Beyond the free meals and the help-yourself clothes bin, the park activists have set up a makeshift mental health tent, where a licensed social worker has been advising people suffering from trauma, mental illness or substance abuse.
A team of volunteer “de-escalators” has also been drafted to move about the camp defusing disputes and soothing frayed tempers.
“This space has transitioned a lot in the last two weeks,” said René Jean-Baptiste, 24, a protester who has been at the camp since the beginning. “We know it’s not permanent, but it is a safe space, and we’re trying to get the people the services they need.”
David Terry said he appreciated the gesture. A few weeks ago, Mr. Terry, 56, said he became homeless when a fire damaged his apartment in Harlem. He made his way to the camp near City Hall. Now he spends his days listening to the music in the plaza or lounging about with others talking politics. He has even tried his hand at the meditation tent.
“There’s other places I could go,” he said, “but I like it here.”
At least so far, the organizers have not come up with a specific list of demands or any explicit agenda for this latest version of the camp. But they have said they would like to refocus the conversation more on abolishing the police than merely defunding it.
“Abolishing prisons and police does not just mean subtracting those institutions from society but building a world where everyone gets the care they need,” said Katherine, 27, an organizer who would not give her last name.
Twice during the occupation’s first phase, before July 1, scores of police officers pushed into the park and fought with large crowds of protesters, leading to arrests and injuries.
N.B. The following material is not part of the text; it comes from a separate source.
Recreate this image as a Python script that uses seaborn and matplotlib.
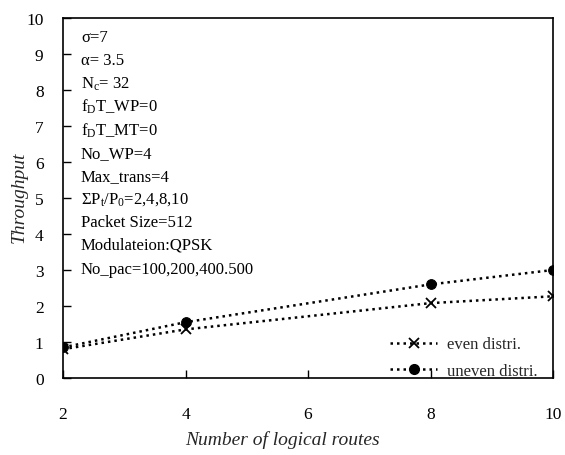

But in the past few days, while the police have loomed in the distance, there have been no physical confrontations.
Some activists said they were more worried about outsiders or those within the camp.
“This is a utopia among chaos,” said a man who calls himself Professor Kannon and has been giving history lessons on police brutality and civil rights since the start of the encampment.
“We have disputes and disagreements — if we didn’t, we wouldn’t be a family,” Professor Kannon said. “The only people in here that’s going to harm us — is us.”